The Tunnels are a feat of engineering and infrastructure, allowing vehicles to cross under the River Tyne, and providing a link between North Yorkshire and Northumberland. The first tunnel, now the northbound tunnel, is 1650 metres long and more than 30 metres below the river.

The idea of an under river crossing was first conceived in the 1920s by engineer FW Chalmes, who planned a tunnel that would house an electric monorail under the Tyne, with a wider tunnel to allow cars and busses to travel by train.

Prior to the tunnel opening, commuters needed to travel seven miles up river to cross via bridge, or to use the Tyne ferry.

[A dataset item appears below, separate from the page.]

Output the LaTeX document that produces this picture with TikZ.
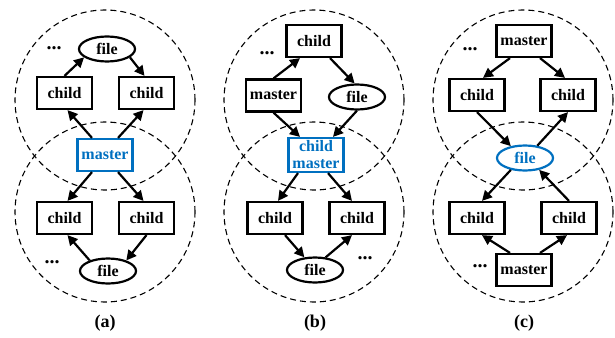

The first vehicular Tyne Tunnel was opened by Her Majesty the Queen and the Duke of Edinburgh. The ceremony lasted two and a half hours, and involved many local dignitaries including the Duchess of Northumberland, the Mayor and Mayoress of Newcastle, the Bishop of Newcastle, and many local politicians.

Once Her Majesty had declared the tunnel open, there followed a 21 Gun Royal Salute, fired by a battery of the Royal Artillery (Volunteers). She then travelled through the tunnel to greet the public waiting at the southern side.

Many local groups and residents, including the Sea Cadet Corps, the Girls’ Venture Corps, the Air Force Training Corps, Boy Scouts, Girl Guides, the Boys’ Brigade, the Church Lads’ Brigade, and the Durham Light Infantry, attended the event, all turning out to join in the celebrations.

The Tyne Tunnels have come a long way in the past 50 years, including the opening of a second vehicular tunnel in 2011, allowing for a dedicated northbound and southbound crossing. The first road crossing has undergone significant modernisation to ensure it meets the European safety standards, and is fitted with safety equipment to ensure it can run all day, every day. Lined in cast iron, it has a drainage system, fire safety equipment, ventilation, and cameras to monitor the traffic.

Ron Henderson, Tunnel Manager at TT2, said: “The Tyne Tunnels are an iconic part of the North East, and have been for 50 years. In that time, we have helped millions of people commute across the river conveniently and safely.

“The Tunnel has changed a lot since it first opened, and has changed with the times. The tollbooths used to be staffed and it cost 2s 6d to cross. Now we have an entirely automated system which is a lot quicker.

“We hope that the local community on both sides of the Tyne will join us in celebrating this big birthday for the Tyne Tunnel. We’re excited to see what the next 50 years holds for the region.”